Two-thirds of turkeys bought this Christmas in Scotland could be infected with a poisonous bacterium, a food expert has warned.
Fears have been raised over the Christmas turkeys
Aberdeen University bacteriologist Professor Hugh Pennington said organic birds could be the biggest carriers of the campylobacter bug.
It causes chronic diarrhoea and is the most common cause of food poisoning in white meat hitting 400,000 people a year.
Prof Pennington wants the Scottish Executive to ensure birds are free from the bug.
A member of the Scottish Food Advisory Committee of the Food Standards Agency, Prof Pennington said he was concerned about the bug's capabilities.
"Campylobacter is not going away. The latest studies show that about 60% of chickens are infected - and I would be staggered if it was not the same rate in turkeys," he said.
"They may look appetising but some have thousands of organisms and if they are not cooked properly people will pick up the bug.
"It is also rampant among wild birds so that means pheasants and partridges also have high rates.
"In fact a study in Denmark among chickens has shown that organic birds had even higher rates than non-organic birds."
Organic birds live longer and have more time to spread the bug.
"People should treat their turkeys as if they have come straight off the farm," Prof Pennington added.
"There is a strong chance that their turkey will have bacteria on it.

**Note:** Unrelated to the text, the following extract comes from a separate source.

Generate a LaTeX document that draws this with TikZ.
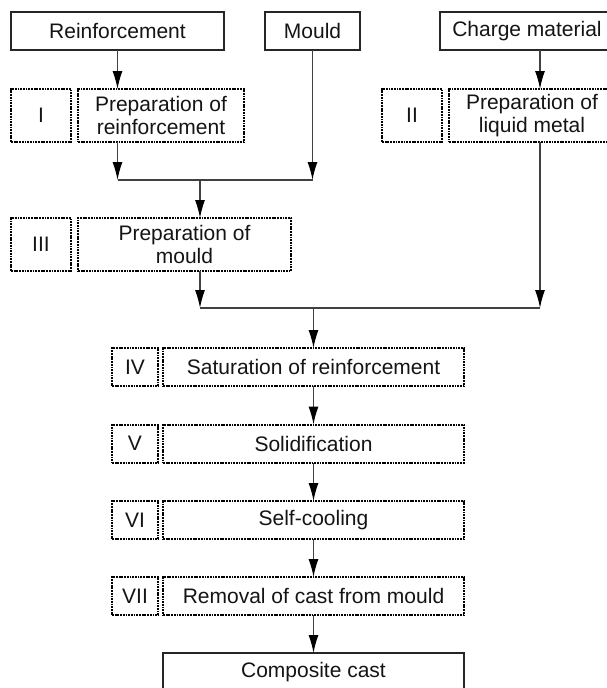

"The annoying thing is that for most people who will suffer food poisoning this Christmas it could have been easily avoidable. It is not an act of God."

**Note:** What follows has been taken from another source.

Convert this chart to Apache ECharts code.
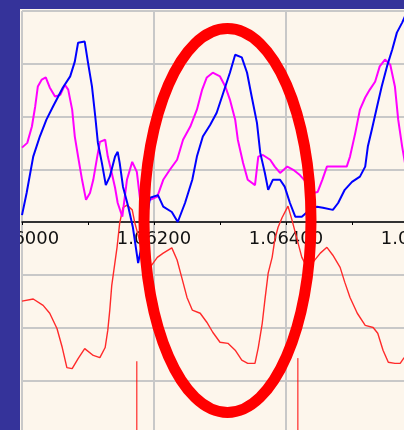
<!DOCTYPE html>
<html>
<head>
<meta charset="utf-8">
<script src="https://cdn.jsdelivr.net/npm/echarts@6/dist/echarts.min.js"></script>
<style>
  html, body { margin: 0; padding: 0; background: #fdf6ec; }
  #chart-container { width: 404px; height: 430px; }
</style>
</head>
<body>
<div id="chart-container"></div>
<script>
// x = price, y = oscillator value (grid line every 1.0, x axis at 0)
var xTicks = [1.060, 1.062, 1.064, 1.066];

var blueLine = [
  [1.06000, 0.13], [1.06007, 0.55], [1.06017, 1.24], [1.06027, 1.62], [1.06037, 1.94],
  [1.06047, 2.19], [1.06062, 2.55], [1.06073, 2.76], [1.06080, 3.04], [1.06085, 3.40],
  [1.06095, 3.42], [1.06100, 3.02], [1.06106, 2.57], [1.06111, 2.00], [1.06115, 1.50],
  [1.06121, 1.12], [1.06127, 0.70], [1.06133, 0.86], [1.06141, 1.24], [1.06145, 1.33],
  [1.06148, 1.12], [1.06153, 0.67], [1.06161, 0.29], [1.06168, -0.10], [1.06176, -0.78],
  [1.06186, -0.15], [1.06194, 0.46], [1.06206, 0.51], [1.06214, 0.29], [1.06227, 0.19],
  [1.06236, 0.00], [1.06247, 0.36], [1.06258, 0.80], [1.06265, 1.24], [1.06274, 1.62],
  [1.06285, 1.84], [1.06295, 2.07], [1.06305, 2.45], [1.06315, 2.83], [1.06323, 3.17],
  [1.06333, 3.12], [1.06341, 2.83], [1.06348, 2.38], [1.06356, 1.88], [1.06361, 1.31],
  [1.06368, 0.93], [1.06373, 0.61], [1.06380, 0.80], [1.06391, 0.80], [1.06398, 0.67],
  [1.06406, 0.36], [1.06414, 0.10], [1.06424, 0.10], [1.06436, 0.23], [1.06447, 0.29],
  [1.06456, 0.27], [1.06471, 0.23], [1.06479, 0.36], [1.06489, 0.61], [1.06500, 0.76],
  [1.06512, 0.86], [1.06520, 1.05], [1.06524, 1.43], [1.06530, 1.75], [1.06538, 2.19],
  [1.06545, 2.57], [1.06553, 2.95], [1.06561, 3.27], [1.06568, 3.59], [1.06576, 3.78],
  [1.06585, 4.03]
];

var magentaLine = [
  [1.06000, 1.41], [1.06008, 1.50], [1.06015, 1.81], [1.06020, 2.19], [1.06024, 2.57],
  [1.06030, 2.70], [1.06036, 2.74], [1.06042, 2.55], [1.06050, 2.38], [1.06058, 2.41],
  [1.06065, 2.60], [1.06070, 2.51], [1.06076, 2.13], [1.06080, 1.62], [1.06085, 1.24],
  [1.06091, 0.80], [1.06097, 0.42], [1.06103, 0.55], [1.06108, 0.80], [1.06114, 1.24],
  [1.06118, 1.52], [1.06126, 1.56], [1.06130, 1.24], [1.06136, 0.93], [1.06141, 0.65],
  [1.06145, 0.36], [1.06152, 0.10], [1.06159, 0.80], [1.06167, 1.14], [1.06174, 0.95],
  [1.06179, 0.42], [1.06186, 0.42], [1.06194, 0.42], [1.06205, 0.48], [1.06214, 0.80],
  [1.06224, 0.99], [1.06235, 1.18], [1.06244, 1.56], [1.06255, 1.81], [1.06265, 2.13],
  [1.06273, 2.51], [1.06280, 2.74], [1.06289, 2.83], [1.06300, 2.76], [1.06308, 2.57],
  [1.06315, 2.32], [1.06323, 1.94], [1.06327, 1.56], [1.06335, 1.12], [1.06342, 0.80],
  [1.06353, 0.70], [1.06358, 1.24], [1.06365, 1.27], [1.06376, 1.18], [1.06383, 1.05],
  [1.06391, 0.93], [1.06402, 1.05], [1.06411, 0.99], [1.06421, 0.89], [1.06432, 0.74],
  [1.06441, 0.55], [1.06448, 0.57], [1.06455, 0.80], [1.06462, 1.05], [1.06477, 1.05],
  [1.06492, 1.05], [1.06497, 1.24], [1.06505, 1.69], [1.06512, 2.13], [1.06520, 2.36],
  [1.06527, 2.51], [1.06535, 2.66], [1.06542, 2.95], [1.06550, 3.08], [1.06558, 2.98],
  [1.06565, 2.57], [1.06570, 1.94], [1.06576, 1.43], [1.06582, 0.99]
];

var redLine = [
  [1.06000, -1.50], [1.06017, -1.46], [1.06032, -1.58], [1.06042, -1.73], [1.06053, -2.02],
  [1.06061, -2.38], [1.06068, -2.76], [1.06076, -2.78], [1.06085, -2.59], [1.06095, -2.40],
  [1.06108, -2.53], [1.06118, -2.57], [1.06126, -2.38], [1.06130, -2.05], [1.06133, -1.67],
  [1.06136, -1.20], [1.06144, -0.48], [1.06148, -0.02], [1.06153, 0.27], [1.06159, 0.32],
  [1.06167, 0.23], [1.06171, -0.02], [1.06176, -0.25], [1.06186, -0.76], [1.06194, -0.86],
  [1.06205, -0.67], [1.06214, -0.59], [1.06227, -0.49], [1.06235, -0.72], [1.06242, -1.05],
  [1.06250, -1.43], [1.06258, -1.67], [1.06270, -1.73], [1.06280, -1.90], [1.06289, -2.09],
  [1.06300, -2.28], [1.06312, -2.30], [1.06323, -2.43], [1.06333, -2.62], [1.06342, -2.68],
  [1.06353, -2.68], [1.06358, -2.38], [1.06364, -1.92], [1.06368, -1.48], [1.06373, -0.97],
  [1.06379, -0.67], [1.06383, -0.34], [1.06388, -0.10], [1.06394, 0.08], [1.06403, 0.30],
  [1.06409, 0.04], [1.06417, -0.34], [1.06424, -0.67], [1.06432, -0.86], [1.06441, -0.76],
  [1.06452, -0.59], [1.06462, -0.48], [1.06471, -0.63], [1.06482, -0.86], [1.06489, -1.14],
  [1.06497, -1.43], [1.06508, -1.73], [1.06520, -1.96], [1.06532, -2.00], [1.06539, -2.11],
  [1.06547, -2.43], [1.06555, -2.66], [1.06565, -2.68], [1.06573, -2.68], [1.06579, -2.57]
];

// vertical red markers at the bottom
var markerX = [1.06174, 1.06418];
var markerTop = [-2.64, -2.58];
var markerBottom = -4;

var dom = document.getElementById("chart-container");
var myChart = echarts.init(dom, null, { renderer: "canvas" });

var markerSeries = markerX.map(function (x, i) {
  return {
    name: "marker" + i,
    type: "line",
    showSymbol: false,
    silent: true,
    lineStyle: { color: "#ff0000", width: 1 },
    data: [[x, markerTop[i]], [x, markerBottom]]
  };
});

var option = {
  animation: false,
  backgroundColor: "#fdf6ec",
  grid: {
    left: 22, right: -14, top: 11, bottom: -3,
    containLabel: false,
    outerBoundsMode: "none"
  },
  xAxis: {
    type: "value",
    min: xTicks[0],
    max: xTicks[xTicks.length - 1],
    interval: 0.002,
    // axis sits at y = 0, half way up the plot
    offset: -211,
    axisLine: { onZero: false, lineStyle: { color: "#000", width: 1.5 } },
    axisTick: { show: true, length: 3, lineStyle: { color: "#000" } },
    minorTick: { show: true, splitNumber: 2, length: 3, lineStyle: { color: "#000" } },
    axisLabel: {
      show: true,
      showMinLabel: true,
      showMaxLabel: true,
      hideOverlap: false,
      color: "#111",
      fontFamily: "DejaVu Sans",
      fontSize: 18,
      margin: 8,
      formatter: function (v) { return Number(v).toFixed(5); }
    },
    splitLine: { show: true, lineStyle: { color: "#c8c8c8", width: 2 } }
  },
  yAxis: {
    type: "value",
    min: -4,
    max: 4,
    interval: 1,
    axisLine: { show: false },
    axisTick: { show: false },
    axisLabel: { show: false },
    splitLine: { show: true, lineStyle: { color: "#c8c8c8", width: 2 } }
  },
  series: [
    {
      name: "red",
      type: "line",
      showSymbol: false,
      lineStyle: { color: "#ff2a2a", width: 1.4 },
      data: redLine
    },
    {
      name: "magenta",
      type: "line",
      showSymbol: false,
      lineStyle: { color: "#ff00ff", width: 2 },
      data: magentaLine
    },
    {
      name: "blue",
      type: "line",
      showSymbol: false,
      lineStyle: { color: "#0000ff", width: 2 },
      data: blueLine
    }
  ].concat(markerSeries),
  graphic: [
    {
      type: "ellipse",
      z: 100,
      silent: true,
      shape: { cx: 227.5, cy: 220.5, rx: 83.5, ry: 192 },
      style: { fill: null, stroke: "#ff0000", lineWidth: 11 }
    },
    {
      type: "rect",
      z: 110,
      silent: true,
      shape: { x: 0, y: 0, width: 20, height: 430 },
      style: { fill: "#35339a" }
    },
    {
      type: "rect",
      z: 110,
      silent: true,
      shape: { x: 0, y: 0, width: 404, height: 9 },
      style: { fill: "#35339a" }
    }
  ]
};

myChart.setOption(option);
window.addEventListener("resize", myChart.resize);
</script>
</body>
</html>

For most sufferers food poisoning will mean two or three days of sickness but in extreme cases - such as in the sick or old - it can prove fatal.
But if a bird is cooked thoroughly most of the risk of food poisoning is gone and to avoid cross-contamination in the kitchen separate implements should be used.
Storing the bird on the bottom shelf in the refrigerator - so it does not drip on other food - washing hands thoroughly, using separate chopping boards and defrosting thoroughly frozen turkeys can also help prevent infections.
George Paterson, director of Food Standards Agency Scotland, said: "Most food poisoning incidents are easily prevented and with a little extra thought and planning everybody can enjoy a delicious and safe Christmas dinner."